When a swimmer attempts to cross a river by swimming straight across, their trajectory doesn’t follow a straight line due to the river's current. The motion combines the swimmer's own swimming speed with the river's current. When we analyze such a river crossing scenario, two main components come into play:

• The width of the river, which is the perpendicular distance the swimmer needs to cover.
• The lateral movement caused by the river current, which pushes the swimmer downstream.

In our example, the swimmer aims at swimming perpendicular to the current. Her crossing is influenced by the river's current, which moves her downstream from the direct landing spot. By understanding these components, we can calculate both her actual trajectory across the river and where she will finally land on the opposite bank.

Analyzing motion in problems involving multiple velocities requires breaking down motions into components. This is especially true in projectile motion or in our swimmer's case while crossing a river. The swimmer’s speed and the river current speed both contribute to her actual path.
The swimmer's velocity is directed perpendicularly across the river. This is her speed determined by how fast she can swim in still water, here it's given as \(0.60 \text{ m/s}\).

• This forms the vertical component of her velocity.

The river current, flowing parallel to the banks, represents the horizontal velocity component pushing the swimmer downstream at \(0.50 \text{ m/s}\).

• By examining the two velocities separately, we understand the resultant path.

To find out how far downstream the swimmer ends up, we use the resultant effect of the horizontal velocity over the crossing time.

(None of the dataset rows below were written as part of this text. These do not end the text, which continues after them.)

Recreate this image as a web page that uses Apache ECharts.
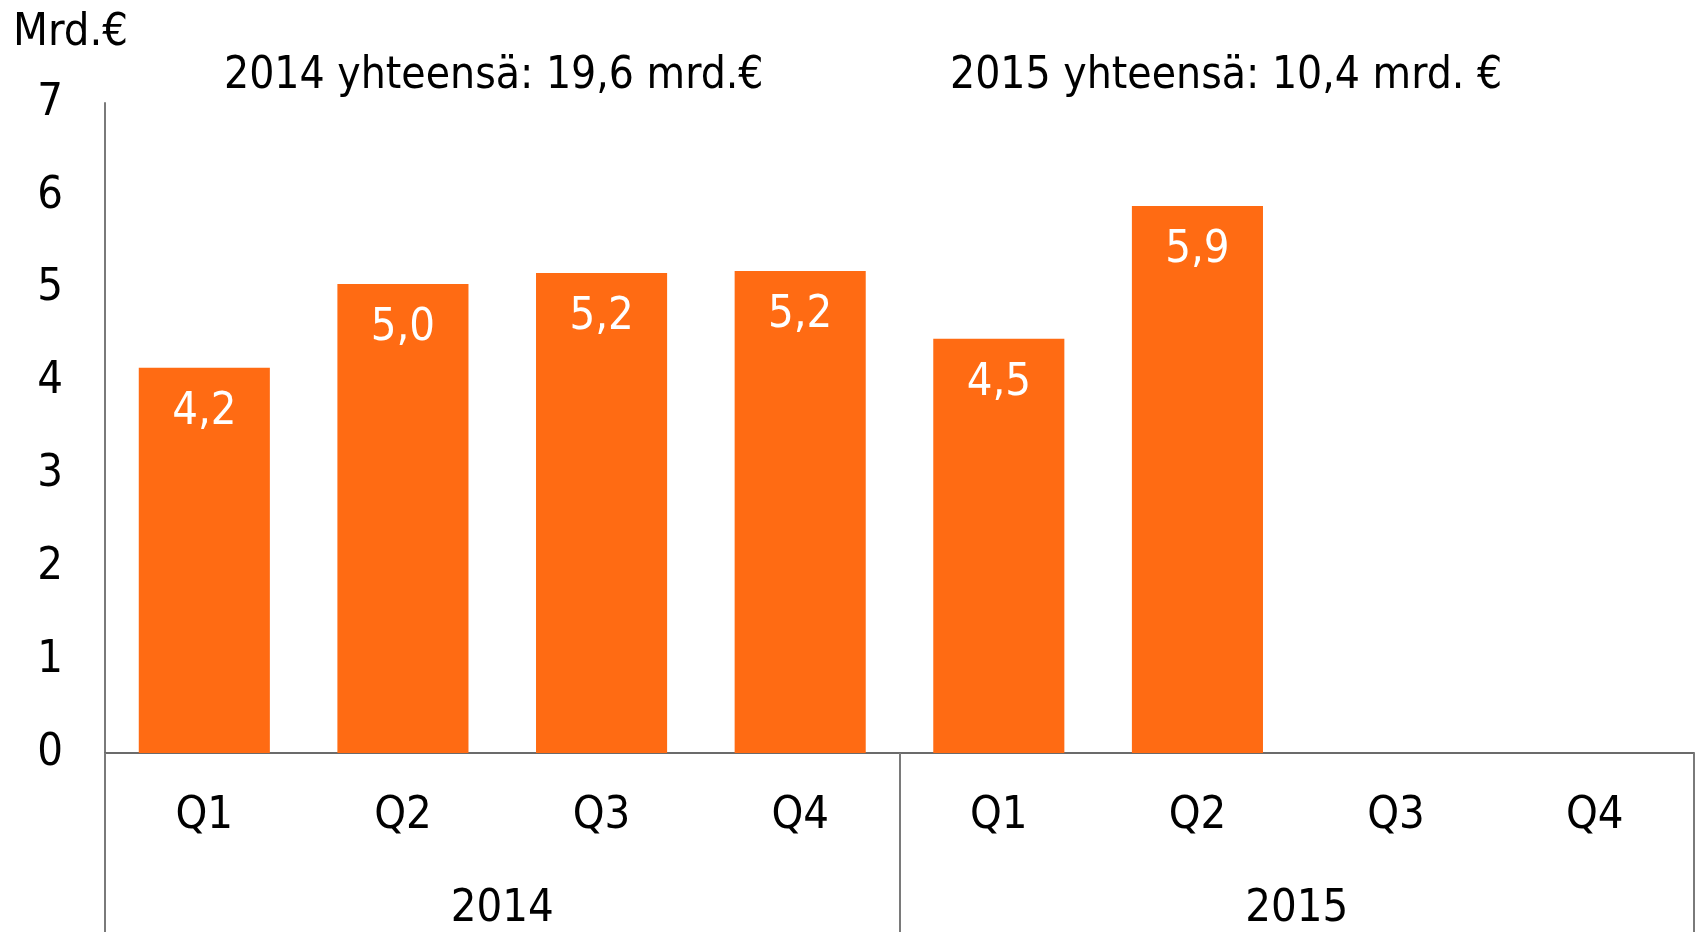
<html>
  <head>
    <meta charset="utf-8" />
    <title>ECharts</title>
    <script src="https://cdn.jsdelivr.net/npm/echarts@6/dist/echarts.min.js"></script>
    <style>
      body { margin: 0; }
    </style>
  </head>
  <body>
    <div id="main" style="width:1698px;height:932px;"></div>
    <script type="text/javascript">
      // data
      var quarters = ['Q1', 'Q2', 'Q3', 'Q4', 'Q1', 'Q2', 'Q3', 'Q4'];
      var years = ['2014', '2015'];
      var values = [4.15, 5.05, 5.17, 5.19, 4.46, 5.89, null, null];
      var valueLabels = ['4,2', '5,0', '5,2', '5,2', '4,5', '5,9', '', ''];
      var yTicks = [0, 1, 2, 3, 4, 5, 6, 7];
      var yearTotals = ['2014 yhteensä: 19,6 mrd.€', '2015 yhteensä: 10,4 mrd. €'];

      var font = '"Liberation Sans Narrow", "DejaVu Sans Condensed", sans-serif';

      var myChart = echarts.init(document.getElementById('main'));
      var option = {
        animation: false,
        textStyle: { fontFamily: font },
        title: [
          { text: 'Mrd.€', left: 8, top: 6, textStyle: { fontFamily: font, fontSize: 45, fontWeight: 'normal', color: '#000' } },
          { text: yearTotals[0], left: 219, top: 50, textStyle: { fontFamily: font, fontSize: 44, fontWeight: 'normal', color: '#000' } },
          { text: yearTotals[1], left: 945, top: 50, textStyle: { fontFamily: font, fontSize: 44, fontWeight: 'normal', color: '#000' } }
        ],
        grid: { left: 105, right: 4, top: 103, bottom: 179, containLabel: false },
        xAxis: [
          {
            type: 'category',
            data: quarters,
            axisLine: { show: true, lineStyle: { color: '#6b6b6b', width: 2 } },
            axisTick: { show: false },
            axisLabel: { color: '#000', fontSize: 45, margin: 41, fontFamily: font }
          },
          {
            type: 'category',
            data: years,
            position: 'bottom',
            axisLine: { show: false },
            axisTick: { show: true, length: 182, lineStyle: { color: '#7a7a7a', width: 2 } },
            axisLabel: { color: '#000', fontSize: 45, margin: 134, fontFamily: font }
          }
        ],
        yAxis: {
          type: 'value',
          min: 0,
          max: 7,
          interval: 1,
          axisLine: { show: true, lineStyle: { color: '#7a7a7a', width: 2 } },
          axisTick: { show: false },
          splitLine: { show: false },
          axisLabel: {
            color: '#000', fontSize: 45, margin: 42, fontFamily: font,
            padding: [8, 0, 0, 0],
            formatter: function (v) { return yTicks.indexOf(v) >= 0 ? String(v) : ''; }
          }
        },
        series: [
          {
            type: 'bar',
            xAxisIndex: 0,
            data: values,
            barWidth: '66%',
            itemStyle: { color: '#ff6b13' },
            label: {
              show: true,
              position: 'insideTop',
              distance: 22,
              color: '#fff',
              fontSize: 45,
              fontFamily: font,
              formatter: function (p) { return valueLabels[p.dataIndex]; }
            }
          }
        ]
      };
      myChart.setOption(option);
    </script>
  </body>
</html>
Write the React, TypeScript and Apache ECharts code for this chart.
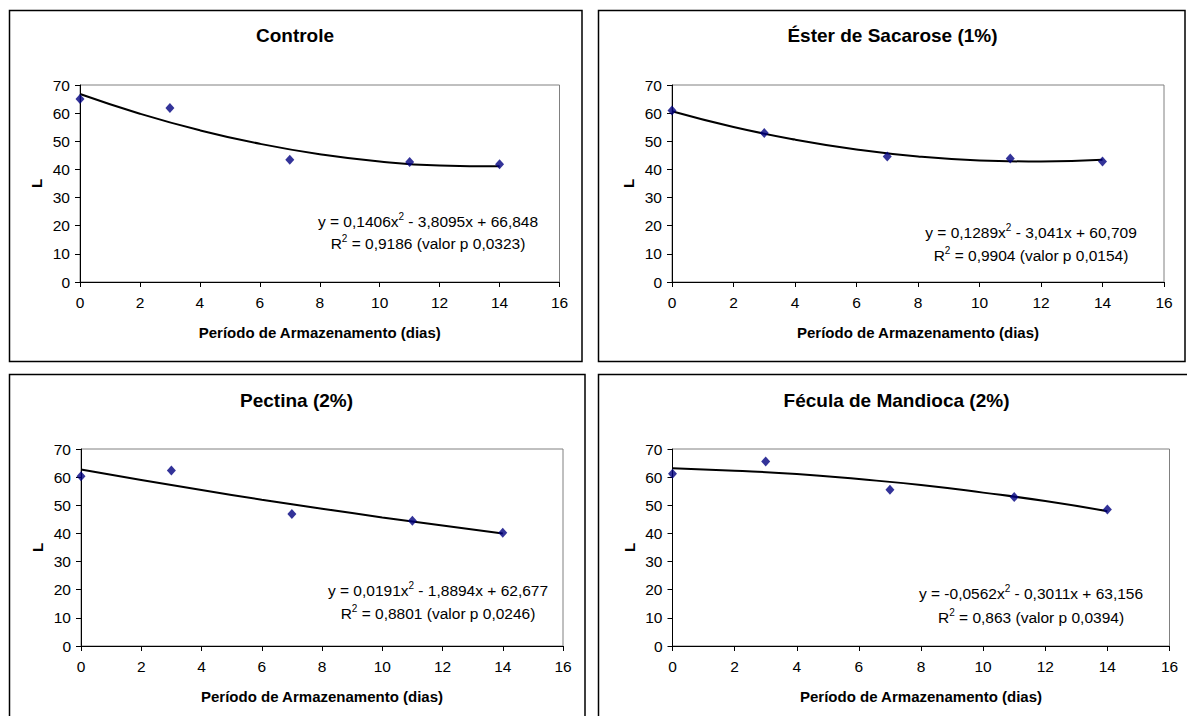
import React, { useEffect, useRef } from "react";
import * as echarts from "echarts";

// ---------- data ----------
const panelTitles = [
  "Controle",
  "Éster de Sacarose (1%)",
  "Pectina (2%)",
  "Fécula de Mandioca (2%)",
];
const days = [0, 3, 7, 11, 14];
const controleL = [65.0, 61.8, 43.4, 42.6, 41.8];
const esterL = [60.9, 52.9, 44.6, 43.9, 42.8];
const pectinaL = [60.3, 62.4, 46.9, 44.5, 40.2];
const feculaL = [61.2, 65.6, 55.5, 52.9, 48.5];

const trendDays = [0, 2, 4, 6, 8, 10, 12, 14];
const controleTrend = [66.8, 59.8, 53.9, 49.1, 45.4, 42.8, 41.4, 41.1];
const esterTrend = [60.7, 55.1, 50.6, 47.1, 44.6, 43.2, 42.8, 43.4];
const pectinaTrend = [62.7, 59.0, 55.4, 52.0, 48.8, 45.7, 42.8, 40.0];
const feculaTrend = [63.2, 62.3, 61.1, 59.3, 57.2, 54.5, 51.5, 47.9];

const equations = [
  "y = 0,1406x^2 - 3,8095x + 66,848",
  "y = 0,1289x^2 - 3,041x + 60,709",
  "y = 0,0191x^2 - 1,8894x + 62,677",
  "y = -0,0562x^2 - 0,3011x + 63,156",
];
const r2Lines = [
  "R^2 = 0,9186 (valor p 0,0323)",
  "R^2 = 0,9904 (valor p 0,0154)",
  "R^2 = 0,8801 (valor p 0,0246)",
  "R^2 = 0,863 (valor p 0,0394)",
];
const xAxisTitle = "Período de Armazenamento (dias)";
const yAxisTitle = "L";
const xMin = 0, xMax = 16, xStep = 2;
const yMin = 0, yMax = 70, yStep = 10;

const pointSets = [controleL, esterL, pectinaL, feculaL];
const trendSets = [controleTrend, esterTrend, pectinaTrend, feculaTrend];

// ---------- layout ----------
const FONT = '"Liberation Sans", Arial, Helvetica, sans-serif';
const panels = [
  { box: [9.5, 10.5, 572.5, 351], grid: [80, 85, 479.5, 197], title: [295, 35], eq: [428, 221, 243] },
  { box: [598.5, 10.5, 586.5, 351], grid: [672, 85, 492, 197], title: [892.5, 35], eq: [1031, 232, 255] },
  { box: [9.5, 374.5, 575.5, 350], grid: [81, 449, 482, 197], title: [296.5, 400], eq: [438, 590, 613] },
  { box: [598.5, 374.5, 595, 350], grid: [672.5, 449, 497, 197], title: [896.5, 400], eq: [1031, 593, 617] },
];

function richText(s: string) {
  return "{n|" + s.replace("^2", "}{s|2}{n|") + "}";
}

export default function App() {
  const ref = useRef<HTMLDivElement>(null);

  useEffect(() => {
    if (!ref.current) return;
    const chart = echarts.init(ref.current, undefined, { renderer: "svg" });

    const grids: any[] = [];
    const xAxes: any[] = [];
    const yAxes: any[] = [];
    const series: any[] = [];
    const graphics: any[] = [];

    panels.forEach((p, i) => {
      const [gl, gt, gw, gh] = p.grid;
      grids.push({
        left: gl, top: gt, width: gw, height: gh,
        show: true, borderColor: "#808080", borderWidth: 1,
        backgroundColor: "transparent",
      });
      xAxes.push({
        gridIndex: i, type: "value", min: xMin, max: xMax, interval: xStep,
        axisLine: { show: true, onZero: false, lineStyle: { color: "#000", width: 1 } },
        axisTick: { show: true, length: 5, lineStyle: { color: "#000" } },
        axisLabel: { fontSize: 15.5, color: "#000", margin: 12, fontFamily: FONT },
        splitLine: { show: false },
        name: xAxisTitle, nameLocation: "middle", nameGap: 43,
        nameTextStyle: { fontSize: 15, fontWeight: "bold", color: "#000", fontFamily: FONT },
      });
      yAxes.push({
        gridIndex: i, type: "value", min: yMin, max: yMax, interval: yStep,
        axisLine: { show: true, onZero: false, lineStyle: { color: "#000", width: 1 } },
        axisTick: { show: true, length: 5, lineStyle: { color: "#000" } },
        axisLabel: { fontSize: 15.5, color: "#000", margin: 10, fontFamily: FONT },
        splitLine: { show: false },
        name: yAxisTitle, nameLocation: "middle", nameGap: 36, nameRotate: 90,
        nameTextStyle: { fontSize: 15, fontWeight: "bold", color: "#000", fontFamily: FONT },
      });
      series.push({
        type: "line", xAxisIndex: i, yAxisIndex: i,
        data: trendDays.map((d, k) => [d, trendSets[i][k]]),
        smooth: true, symbol: "none", z: 2,
        lineStyle: { color: "#000", width: 2 },
      });
      series.push({
        type: "scatter", xAxisIndex: i, yAxisIndex: i,
        data: days.map((d, k) => [d, pointSets[i][k]]),
        symbol: "diamond", symbolSize: [9, 10], z: 3,
        itemStyle: { color: "#000080" },
      });

      const [bx, by, bw, bh] = p.box;
      graphics.push({
        type: "rect", shape: { x: bx, y: by, width: bw, height: bh },
        style: { fill: "none", stroke: "#000", lineWidth: 1.5 }, silent: true, z: 0,
      });
      graphics.push({
        type: "text", x: p.title[0], y: p.title[1],
        style: {
          text: panelTitles[i], fontSize: 19, fontWeight: "bold", fontFamily: FONT,
          fill: "#000", align: "center", verticalAlign: "middle",
        },
      });
      const eqRich = {
        n: { fontSize: 15.5, fontFamily: FONT, color: "#000", lineHeight: 20 },
        s: { fontSize: 10, fontFamily: FONT, color: "#000", verticalAlign: "top", lineHeight: 20 },
      };
      graphics.push({
        type: "text", x: p.eq[0], y: p.eq[1],
        style: {
          text: richText(equations[i]), rich: eqRich,
          align: "center", verticalAlign: "middle", fill: "#000",
        },
      });
      graphics.push({
        type: "text", x: p.eq[0], y: p.eq[2],
        style: {
          text: richText(r2Lines[i]), rich: eqRich,
          align: "center", verticalAlign: "middle", fill: "#000",
        },
      });
    });

    chart.setOption({
      animation: false,
      backgroundColor: "#fff",
      textStyle: { fontFamily: FONT },
      grid: grids,
      xAxis: xAxes,
      yAxis: yAxes,
      series,
      graphic: graphics,
    });

    return () => chart.dispose();
  }, []);

  return (
    <div
      ref={ref}
      style={{ position: "fixed", left: 0, top: 0, width: 1187, height: 716, background: "#fff" }}
    />
  );
}
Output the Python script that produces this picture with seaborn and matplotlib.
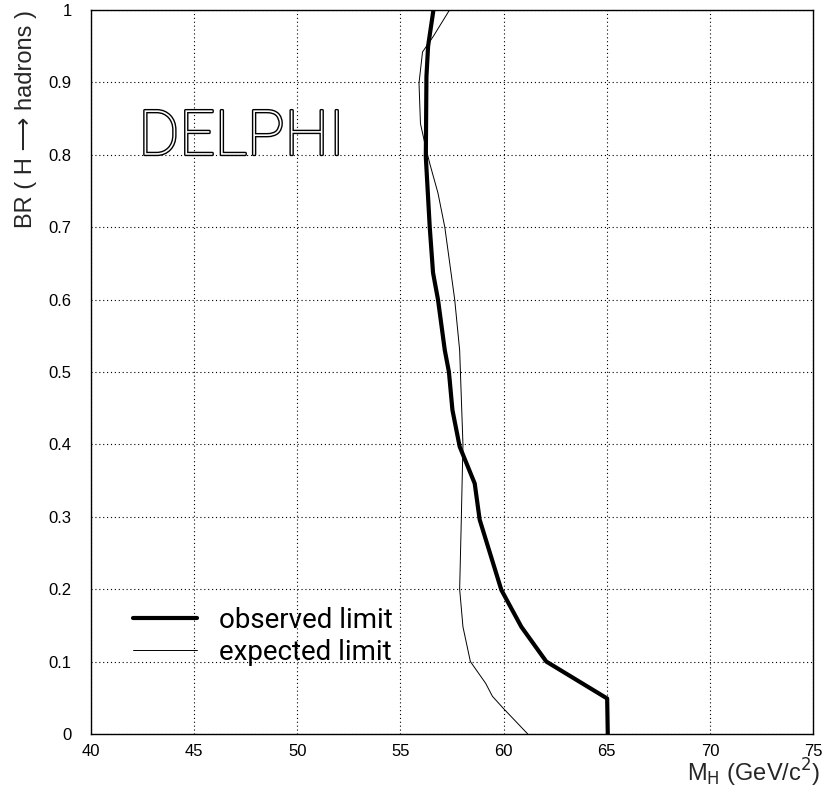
import matplotlib
matplotlib.use('Agg')
import matplotlib.pyplot as plt
import matplotlib.patheffects as pe
from matplotlib.ticker import MultipleLocator
import pandas as pd
import seaborn as sns

# observed limit (thick line)
obs_mh = [56.6, 56.34, 56.26, 56.23, 56.42, 56.58, 56.82, 57.15, 57.35, 57.52,
          57.87, 58.6, 58.84, 59.89, 60.86, 62.07, 65.02, 65.05]
obs_br = [1.0, 0.95, 0.908, 0.797, 0.7, 0.637, 0.6, 0.53, 0.5, 0.4475,
          0.397, 0.346, 0.296, 0.199, 0.148, 0.1, 0.049, 0.0]

# expected limit (thin line)
exp_mh = [57.38, 56.58, 56.07, 55.9, 55.97, 56.18, 56.42, 56.82, 57.15, 57.63,
          57.87, 58.03, 57.95, 57.87, 58.03, 58.39, 59.13, 59.46, 60.0, 61.17]
exp_br = [1.0, 0.963, 0.942, 0.899, 0.843, 0.816, 0.788, 0.747, 0.7, 0.6,
          0.53, 0.4, 0.296, 0.2, 0.148, 0.1, 0.07, 0.052, 0.035, 0.0]

labels = ['observed limit', 'expected limit']
y_ticklabels = ['0', '0.1', '0.2', '0.3', '0.4', '0.5', '0.6', '0.7', '0.8', '0.9', '1']


def main():
    sns.set_style('white')
    plt.rcParams['font.family'] = ['Liberation Sans', 'DejaVu Sans']

    df_obs = pd.DataFrame({'mh': obs_mh, 'br': obs_br})
    df_exp = pd.DataFrame({'mh': exp_mh, 'br': exp_br})

    fig = plt.figure(figsize=(8.25, 7.91), dpi=100)
    ax = fig.add_axes([0.1103, 0.0721, 0.8752, 0.9153])

    sns.lineplot(data=df_obs, x='mh', y='br', sort=False, estimator=None,
                 color='black', linewidth=3.0, label=labels[0], ax=ax)
    sns.lineplot(data=df_exp, x='mh', y='br', sort=False, estimator=None,
                 color='black', linewidth=0.7, label=labels[1], ax=ax)

    ax.set_xlim(40, 75)
    ax.set_ylim(0, 1)
    ax.xaxis.set_major_locator(MultipleLocator(5))
    ax.xaxis.set_minor_locator(MultipleLocator(1))
    ax.yaxis.set_minor_locator(MultipleLocator(0.02))
    ax.set_yticks([i / 10 for i in range(11)])
    ax.set_yticklabels(y_ticklabels)
    ax.tick_params(axis='both', which='major', direction='in', length=9, width=0.8,
                   labelsize=12, colors='black')
    ax.tick_params(axis='both', which='minor', direction='in', length=5, width=0.8)
    ax.tick_params(axis='y', which='major', pad=14)
    ax.tick_params(axis='x', which='major', pad=7)
    ax.grid(True, which='major', linestyle=(0, (1, 2.5)), color='black', linewidth=0.8)

    for s in ax.spines.values():
        s.set_color('black')
        s.set_linewidth(1.0)

    ax.set_ylabel('BR ( H \u27f6 hadrons )', fontsize=17, loc='top', labelpad=8)
    ax.set_xlabel(r'M$_{\mathrm{H}}$ (GeV/c$^{2}$)', fontsize=17, loc='right')
    ax.xaxis.set_label_coords(1.01, -0.032)

    ax.text(42.3, 0.8, 'DELPHI', fontsize=45, color='white',
            family=['Roboto', 'DejaVu Sans'], fontweight='light',
            ha='left', va='baseline',
            path_effects=[pe.withStroke(linewidth=2.0, foreground='black')])

    leg = ax.legend(loc='upper left', bbox_to_anchor=(0.058, 0.176), frameon=False,
                    handlelength=2.3, handletextpad=0.8, labelspacing=0.2,
                    borderpad=0, borderaxespad=0,
                    prop={'family': ['Roboto', 'DejaVu Sans'], 'size': 20, 'weight': 'normal'})
    for t in leg.get_texts():
        t.set_color('black')

    fig.savefig('out.png', dpi=100)
    plt.close(fig)


if __name__ == '__main__':
    main()
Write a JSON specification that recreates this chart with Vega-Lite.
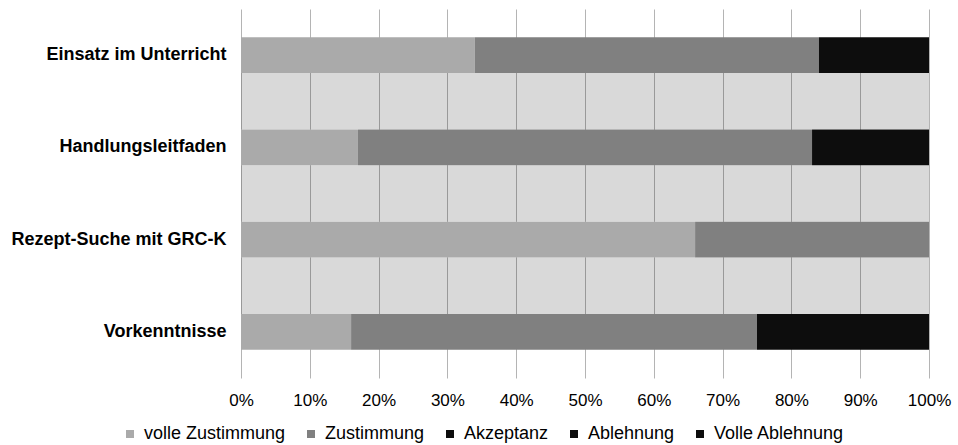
{
  "$schema": "https://vega.github.io/schema/vega-lite/v6.json",
  "width": 688,
  "height": 369,
  "autosize": "none",
  "padding": {"left": 241, "top": 9, "right": 29, "bottom": 67},
  "background": "white",
  "config": {
    "view": {"stroke": null},
    "font": "Liberation Sans"
  },
  "datasets": {
    "gaps": [{"gap": "a"}, {"gap": "b"}, {"gap": "c"}],
    "bars": [
      {"item": "Einsatz im Unterricht", "answer": "volle Zustimmung", "rank": 1, "pct": 34},
      {"item": "Einsatz im Unterricht", "answer": "Zustimmung", "rank": 2, "pct": 50},
      {"item": "Einsatz im Unterricht", "answer": "Akzeptanz", "rank": 3, "pct": 16},
      {"item": "Handlungsleitfaden", "answer": "volle Zustimmung", "rank": 1, "pct": 17},
      {"item": "Handlungsleitfaden", "answer": "Zustimmung", "rank": 2, "pct": 66},
      {"item": "Handlungsleitfaden", "answer": "Akzeptanz", "rank": 3, "pct": 17},
      {"item": "Rezept-Suche mit GRC-K", "answer": "volle Zustimmung", "rank": 1, "pct": 66},
      {"item": "Rezept-Suche mit GRC-K", "answer": "Zustimmung", "rank": 2, "pct": 34},
      {"item": "Vorkenntnisse", "answer": "volle Zustimmung", "rank": 1, "pct": 16},
      {"item": "Vorkenntnisse", "answer": "Zustimmung", "rank": 2, "pct": 59},
      {"item": "Vorkenntnisse", "answer": "Akzeptanz", "rank": 3, "pct": 25}
    ]
  },
  "layer": [
    {
      "data": {"name": "gaps"},
      "mark": {"type": "bar", "color": "black", "opacity": 0.15},
      "encoding": {
        "y": {
          "field": "gap",
          "type": "nominal",
          "axis": null,
          "scale": {"paddingInner": 0.39, "paddingOuter": 0.695}
        }
      }
    },
    {
      "data": {"name": "bars"},
      "mark": {"type": "bar"},
      "encoding": {
        "y": {
          "field": "item",
          "type": "nominal",
          "sort": ["Einsatz im Unterricht", "Handlungsleitfaden", "Rezept-Suche mit GRC-K", "Vorkenntnisse"],
          "scale": {"paddingInner": 0.61, "paddingOuter": 0.305},
          "axis": {
            "orient": "left",
            "title": null,
            "domain": false,
            "ticks": false,
            "grid": false,
            "labelPadding": 15,
            "labelFontSize": 18,
            "labelFontWeight": "bold",
            "labelColor": "#000000",
            "labelLimit": 300
          }
        },
        "x": {
          "field": "pct",
          "type": "quantitative",
          "stack": "zero",
          "scale": {"domain": [0, 100], "nice": false},
          "axis": {
            "title": null,
            "values": [0, 10, 20, 30, 40, 50, 60, 70, 80, 90, 100],
            "labelExpr": "datum.value + '%'",
            "domain": false,
            "ticks": false,
            "grid": true,
            "gridColor": "#b4b4b4",
            "gridWidth": 1,
            "labelPadding": 14,
            "labelFontSize": 17,
            "labelColor": "#000000",
            "labelFlush": false
          }
        },
        "order": {"field": "rank", "type": "quantitative", "sort": "ascending"},
        "color": {
          "field": "answer",
          "type": "nominal",
          "sort": ["volle Zustimmung", "Zustimmung", "Akzeptanz", "Ablehnung", "Volle Ablehnung"],
          "scale": {
            "domain": ["volle Zustimmung", "Zustimmung", "Akzeptanz", "Ablehnung", "Volle Ablehnung"],
            "range": ["#aaaaaa", "#808080", "#0d0d0d", "#0d0d0d", "#0d0d0d"]
          },
          "legend": {
            "orient": "none",
            "legendX": -120,
            "legendY": 416,
            "direction": "horizontal",
            "title": null,
            "symbolType": "square",
            "symbolSize": 64,
            "symbolStrokeWidth": 0,
            "labelFontSize": 18,
            "labelColor": "#000000",
            "labelOffset": 5,
            "columnPadding": 16,
            "labelLimit": 300,
            "padding": 0
          }
        }
      }
    }
  ],
  "resolve": {"scale": {"y": "independent"}}
}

Calculating the time required for the swimmer to reach the opposite bank is crucial for understanding her entire crossing journey. In this scenario, often referred to as time of flight, the river's width and the swimmer's pace in still water decide the crossing time.
By dividing the river's width by the swimmer's speed, we obtain the time taken to traverse the distance perpendicularly. For our swimmer:\[ t = \frac{55 \text{ m}}{0.60 \text{ m/s}} = 91.67 \text{ seconds}\]This calculated time also helps determine how much influence the current has during her crossing. While she is swimming across, it's over this time period that the current shifts her position downstream. This highlights the concept of time of flight in two-dimensional motion, essential in understanding the complete trajectory of her crossing.